Problem requirements: Copy the first line of the entries below and every line after it through the line containing "ax = fig.add_axes([122/1011, 55/580, 889/1011, 450/580])". Do not include pictures.

Charts and diagrams as code

------------

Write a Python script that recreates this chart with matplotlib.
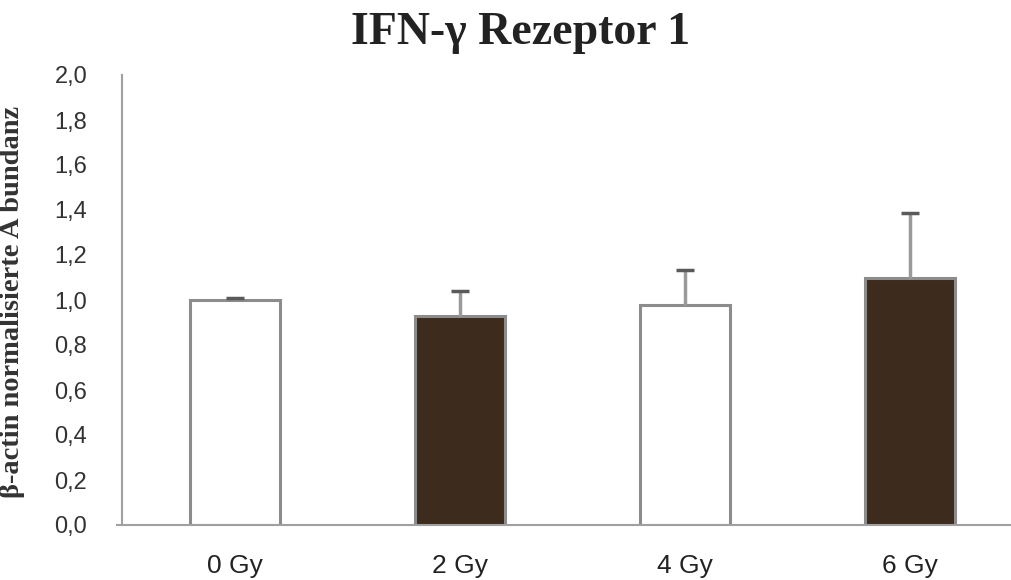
import numpy as np
import matplotlib
matplotlib.use("Agg")
import matplotlib.pyplot as plt
from matplotlib.ticker import FuncFormatter

# DATA
groups = ["0 Gy", "2 Gy", "4 Gy", "6 Gy"]
values = [1.00, 0.93, 0.98, 1.10]
errors = [0.01, 0.11, 0.155, 0.285]
fills = ["white", "#3d2b1d", "white", "#3d2b1d"]

# PLOTTING
fig = plt.figure(figsize=(10.11, 5.8), dpi=100)
ax = fig.add_axes([122/1011, 55/580, 889/1011, 450/580])

x = np.arange(len(groups))
ax.bar(x, values, width=0.4, color=fills, edgecolor="#8c8c8c", linewidth=2.2, zorder=2)
ax.errorbar(x, values, yerr=[np.zeros(len(errors)), errors], fmt="none",
            ecolor="#9a9a9a", elinewidth=2.5, capsize=0, zorder=3)
# caps drawn darker than the bar line
ax.errorbar(x, np.array(values) + np.array(errors), fmt="none", xerr=0.04,
            ecolor="#5a5a5a", elinewidth=2.5, zorder=4)

# axes formatting
ax.set_xlim(-0.5, 3.45)
ax.set_ylim(0, 2.0)
ax.set_yticks(np.arange(0, 2.01, 0.2))
ax.yaxis.set_major_formatter(FuncFormatter(lambda v, p: f"{v:.1f}".replace(".", ",")))
ax.set_xticks(x)
ax.set_xticklabels(groups)
ax.tick_params(axis="y", length=0, pad=25, labelsize=17, labelcolor="#333333")
ax.tick_params(axis="x", length=0, pad=21, labelsize=19, labelcolor="#222222")
for lab in ax.get_yticklabels() + ax.get_xticklabels():
    lab.set_family("Liberation Sans")

for s in ["top", "right"]:
    ax.spines[s].set_visible(False)
ax.spines["left"].set_color("#a0a0a0")
ax.spines["bottom"].set_color("#a0a0a0")
ax.spines["left"].set_linewidth(1.5)
ax.spines["bottom"].set_linewidth(1.5)
ax.spines["bottom"].set_bounds(-0.52, 3.45)

ax.set_ylabel("β-actin normalisierte A bundanz", family="Liberation Serif",
              fontweight="bold", fontsize=20.5, color="#333333")
ax.yaxis.set_label_coords(-97/889, 0.495)

fig.text(521/1011, 1 - 33/580, "IFN-γ Rezeptor 1", family="Liberation Serif",
         fontweight="bold", fontsize=33, color="#222222", ha="center", va="center")

fig.savefig("out.png", dpi=100)
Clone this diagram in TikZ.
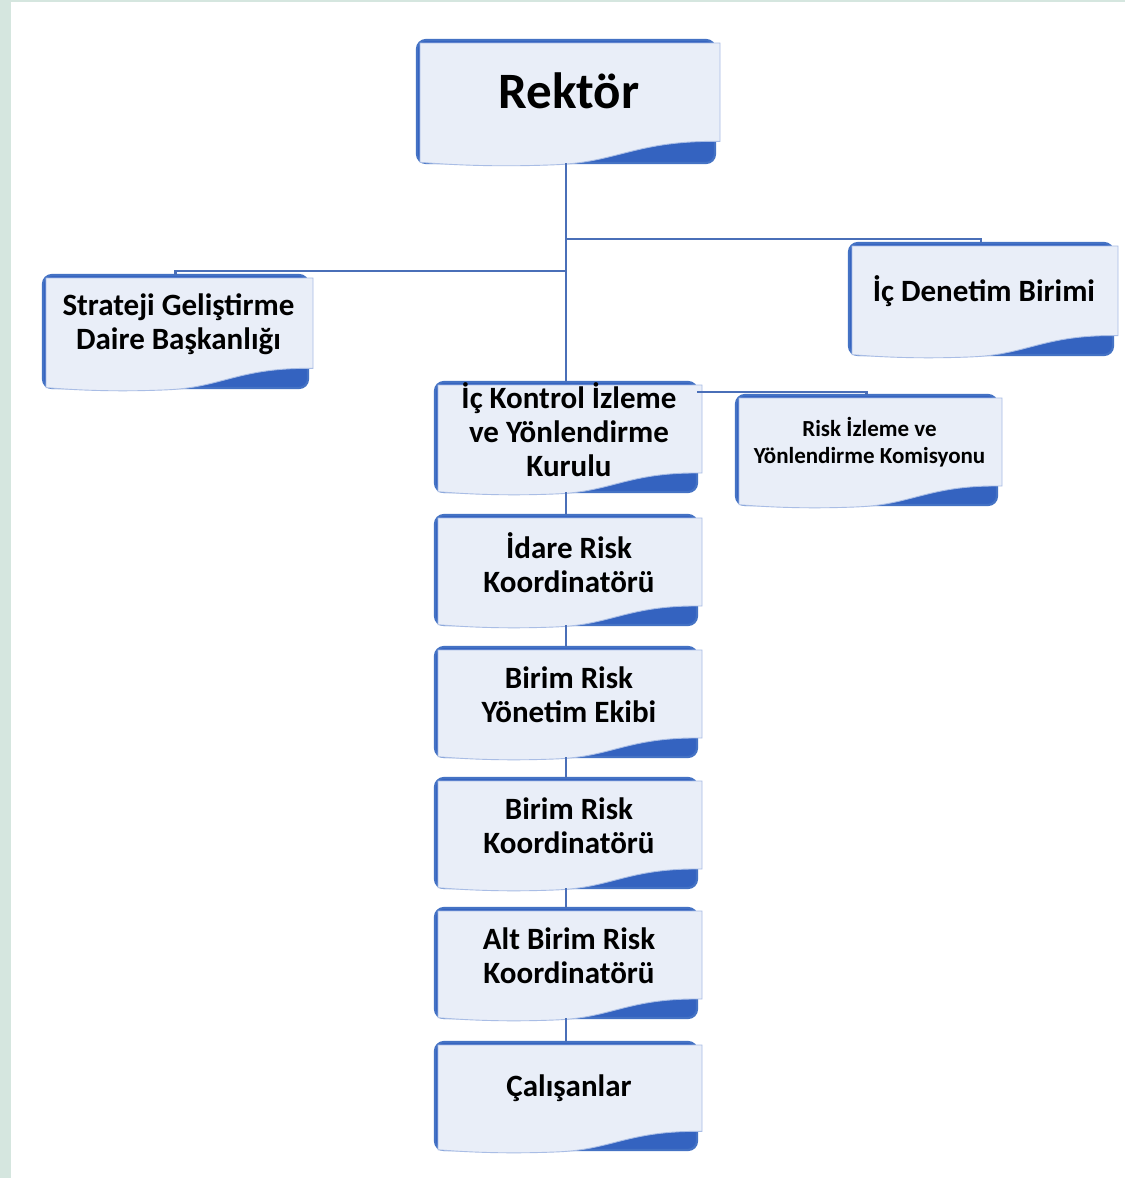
\documentclass[tikz,border=0pt]{standalone}
\usepackage{fontspec}
\setmainfont{Carlito}
\usetikzlibrary{calc}
\definecolor{stripcol}{HTML}{D5E6DF}
\definecolor{backfill}{HTML}{3463C0}
\definecolor{backdraw}{HTML}{4472C4}
\definecolor{frontfill}{HTML}{E9EEF8}
\definecolor{frontdraw}{HTML}{A9BDE5}
\definecolor{conncol}{HTML}{4A6FB8}
\tikzset{
  boxback/.style={draw=backdraw, fill=backfill, line width=2.2pt, rounded corners=9pt},
  boxfront/.style={draw=frontdraw, fill=frontfill, line width=0.9pt},
  boxnode/.style={rectangle, inner sep=0pt, draw=none},
  boxtext/.style={align=center, text=black, inner sep=0pt},
  conn/.style={draw=conncol, line width=2.2pt},
}
\newcommand\obox[8][7.5]{%
  \pgfmathsetmacro\bW{#5-#3+2}%
  \pgfmathsetmacro\bH{#6-#4}%
  \pgfmathsetmacro\nW{#5-#3}%
  \pgfmathsetmacro\nH{#6-#4}%
  \draw[boxback] (#3,#4) rectangle (#5,#6);
  \begin{scope}[shift={(#3+3,#4+3)}, x=\bW pt, y=-\bH pt]
    \draw[boxfront] (0,0) -- (1,0) -- (1,.80)
      .. controls (.72,.79) and (.66,.97) .. (.45,.99)
      .. controls (.25,1.01) and (.1,.99) .. (0,.97) -- cycle;
  \end{scope}
  \node[boxnode, minimum width=\nW pt, minimum height=\nH pt] (#2) at ({(#3+#5)/2},{(#4+#6)/2}) {};
  \node[boxtext, font=#7] at ([xshift=3pt,yshift=#1pt]#2.center) {#8};
}
\newcommand\bigf{\fontsize{51}{56}\selectfont\bfseries}
\newcommand\midf{\fontsize{31}{34}\selectfont\bfseries}
\newcommand\smlf{\fontsize{23}{27}\selectfont\bfseries}
\begin{document}
\begin{tikzpicture}[x=1pt, y=-1pt]
\useasboundingbox (0,0) rectangle (1125,1178);
\fill[white] (0,0) rectangle (1125,1178);
\fill[stripcol] (0,0) rectangle (11,1178);
\fill[stripcol] (11,0) rectangle (1125,1.5);

\obox[10.5]{rektor}{417}{40}{715}{163}{\bigf}{Rektör}
\obox{strateji}{43}{275}{308}{388}{\midf}{Strateji Geliştirme\\Daire Başkanlığı}
\obox{icdenetim}{849}{243}{1113}{355}{\midf}{İç Denetim Birimi}
\obox{ickontrol}{435}{382}{697}{492}{\midf}{İç Kontrol İzleme\\ve Yönlendirme\\Kurulu}
\obox{risk}{736}{395}{997}{505}{\smlf}{Risk İzleme ve\\Yönlendirme Komisyonu}
\obox{idare}{435}{515}{697}{625}{\midf}{İdare Risk\\Koordinatörü}
\obox{birimekip}{435}{647}{697}{757}{\midf}{Birim Risk\\Yönetim Ekibi}
\obox{birimkoord}{435}{778}{697}{888}{\midf}{Birim Risk\\Koordinatörü}
\obox{altbirim}{435}{908}{697}{1018}{\midf}{Alt Birim Risk\\Koordinatörü}
\obox{calisan}{435}{1042}{697}{1150}{\midf}{Çalışanlar}

\draw[conn] (rektor.south) -- (ickontrol.north);
\draw[conn] ([yshift=4pt]icdenetim.north -| rektor.south) -| (icdenetim.north);
\draw[conn] ([yshift=4pt]strateji.north -| rektor.south) -| (strateji.north);
\draw[conn] ([yshift=3pt]risk.north -| ickontrol.east) -| (risk.north);
\draw[conn] (ickontrol.south) -- (idare.north);
\draw[conn] (idare.south) -- (birimekip.north);
\draw[conn] (birimekip.south) -- (birimkoord.north);
\draw[conn] (birimkoord.south) -- (altbirim.north);
\draw[conn] (altbirim.south) -- (calisan.north);
\end{tikzpicture}
\end{document}
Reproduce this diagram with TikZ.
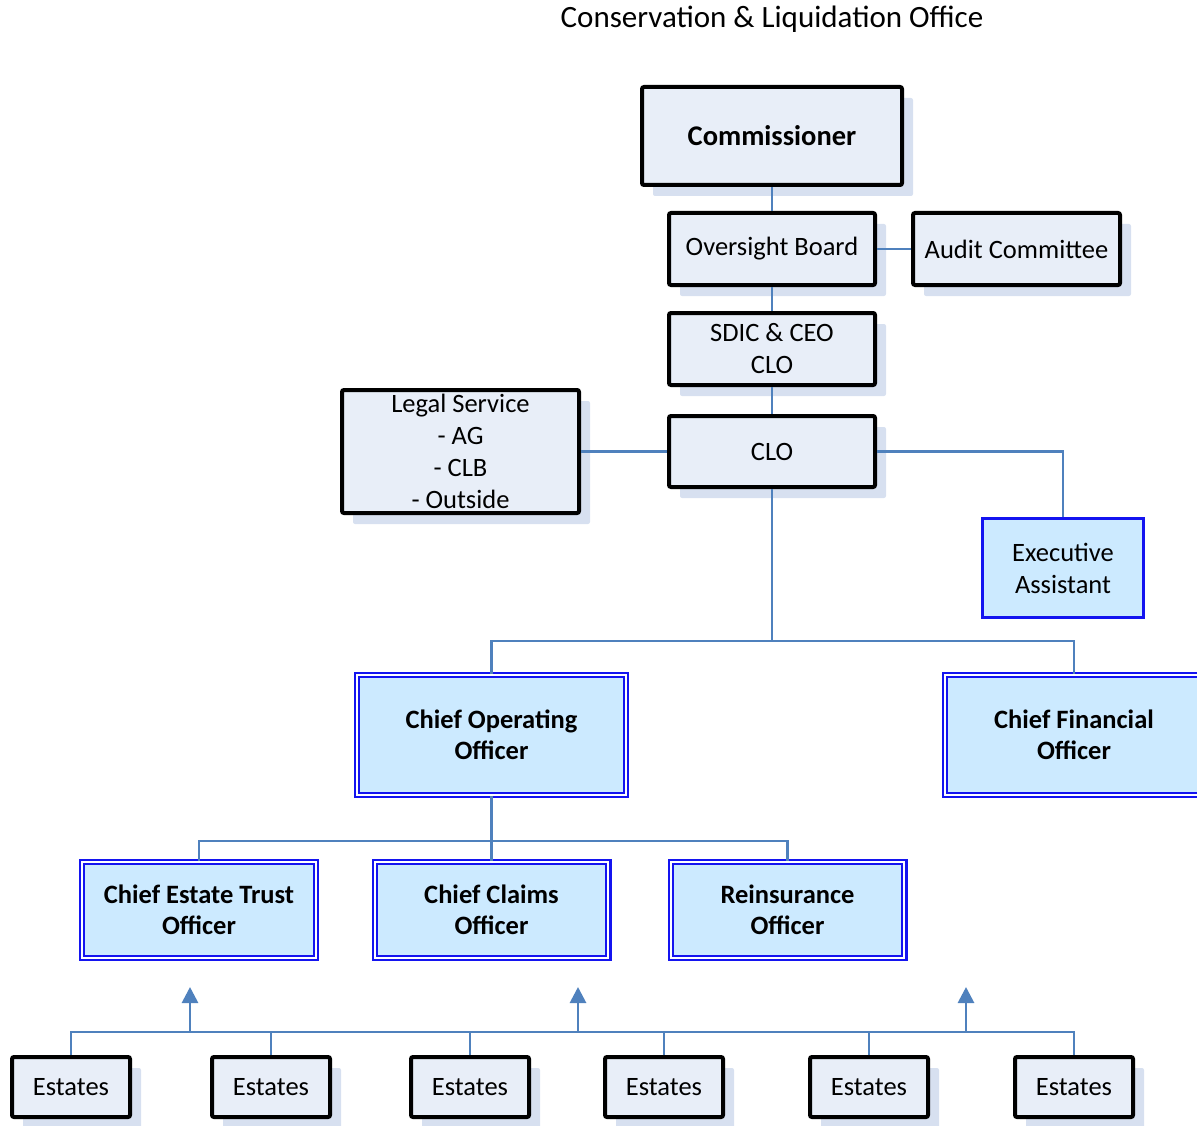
\documentclass[tikz,border=0pt]{standalone}
\usepackage{fontspec}
\setmainfont{Carlito}
\usetikzlibrary{arrows.meta,shadows}
\definecolor{linec}{RGB}{79,129,189}
\definecolor{shadowc}{RGB}{215,224,240}
\definecolor{greyfill}{RGB}{232,238,248}
\definecolor{bluefill}{RGB}{204,234,255}
\definecolor{blueborder}{RGB}{20,20,240}
\begin{document}
\begin{tikzpicture}[x=1pt,y=-1pt,
  every node/.style={font=\fontsize{26.5}{32}\selectfont, align=center, inner sep=0pt},
  blackbox/.style={draw=black, line width=4pt, fill=greyfill, rounded corners=2pt,
     drop shadow={shadow xshift=11pt, shadow yshift=-11pt, fill=shadowc, opacity=1}},
  singleblue/.style={draw=blueborder, line width=3pt, fill=bluefill},
  doubleblue/.style={draw=blueborder, line width=2.2pt, double=white, double distance=2pt, fill=bluefill,
     font=\fontsize{26.5}{31}\selectfont\bfseries},
  conn/.style={draw=linec, line width=2.8pt},
  uparrow/.style={conn, -{Triangle[length=16pt,width=16pt]}}
]
\clip (0,0) rectangle (1197,1126);

\node[font=\fontsize{31}{36}\selectfont] (title) at (772,19) {Conservation \& Liquidation Office};

\node[blackbox, minimum width=260, minimum height=98, font=\fontsize{28.5}{32}\selectfont\bfseries] (comm) at (772,136) {Commissioner};
\node[blackbox, minimum width=206, minimum height=72] (ob) at (772,249) {Oversight Board};
\node[blackbox, minimum width=207, minimum height=72] (ac) at (1016.5,249) {Audit Committee};
\node[blackbox, minimum width=206, minimum height=72] (sdic) at (772,349) {SDIC \& CEO\\CLO};
\node[blackbox, minimum width=206, minimum height=71] (clo) at (772,451.5) {CLO};
\node[blackbox, minimum width=237, minimum height=123] (legal) at (460.5,451.5) {Legal Service\\- AG\\- CLB\\- Outside};
\node[singleblue, minimum width=161, minimum height=99] (exec) at (1063,568) {Executive\\Assistant};

\node[doubleblue, minimum width=268.6, minimum height=119.6] (coo) at (491.5,735) {Chief Operating\\Officer};
\node[doubleblue, minimum width=257.6, minimum height=119.6] (cfo) at (1074,735) {Chief Financial\\Officer};
\node[doubleblue, minimum width=233.6, minimum height=95.6] (cet) at (199,910) {Chief Estate Trust\\Officer};
\node[doubleblue, minimum width=233.6, minimum height=95.6] (cco) at (491.5,910) {Chief Claims\\Officer};
\node[doubleblue, minimum width=233.6, minimum height=95.6] (ro) at (787.5,910) {Reinsurance\\Officer};

\foreach \n/\x in {e1/71,e2/271,e3/470,e4/664,e5/869,e6/1074}{
  \node[blackbox, minimum width=118, minimum height=60] (\n) at (\x,1087) {Estates};
}

% connectors
\draw[conn] (comm) -- (ob);
\draw[conn] (ob) -- (ac);
\draw[conn] (ob) -- (sdic);
\draw[conn] (sdic) -- (clo);
\draw[conn] (legal) -- (clo);
\draw[conn] (clo.east) -| (exec.north);

\coordinate (bus1) at (772,641);
\draw[conn] (clo.south) -- (bus1);
\draw[conn] (coo.north) -- (coo.north |- bus1) -- (cfo.north |- bus1) -- (cfo.north);

\coordinate (bus2) at (491.5,841);
\draw[conn] (coo.south) -- (bus2);
\draw[conn] (cet.north) -- (cet.north |- bus2) -- (ro.north |- bus2) -- (ro.north);
\draw[conn] (bus2) -- (cco.north);

\coordinate (bus3) at (71,1032);
\draw[conn] (e1.north) -- (bus3) -- (e6.north |- bus3) -- (e6.north);
\foreach \n in {e2,e3,e4,e5}{
  \draw[conn] (\n.north) -- (\n.north |- bus3);
}
\coordinate (a1) at (190,1032);
\coordinate (a2) at (578,1032);
\coordinate (a3) at (966,1032);
\coordinate (t1) at (190,987);
\coordinate (t2) at (578,987);
\coordinate (t3) at (966,987);
\draw[uparrow] (a1) -- (t1);
\draw[uparrow] (a2) -- (t2);
\draw[uparrow] (a3) -- (t3);
\end{tikzpicture}
\end{document}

------------

Output of the exercise:
Write a Python script that recreates this chart with matplotlib.
import numpy as np
import matplotlib
matplotlib.use("Agg")
import matplotlib.pyplot as plt
from matplotlib.ticker import FuncFormatter

# DATA
groups = ["0 Gy", "2 Gy", "4 Gy", "6 Gy"]
values = [1.00, 0.93, 0.98, 1.10]
errors = [0.01, 0.11, 0.155, 0.285]
fills = ["white", "#3d2b1d", "white", "#3d2b1d"]

# PLOTTING
fig = plt.figure(figsize=(10.11, 5.8), dpi=100)
ax = fig.add_axes([122/1011, 55/580, 889/1011, 450/580])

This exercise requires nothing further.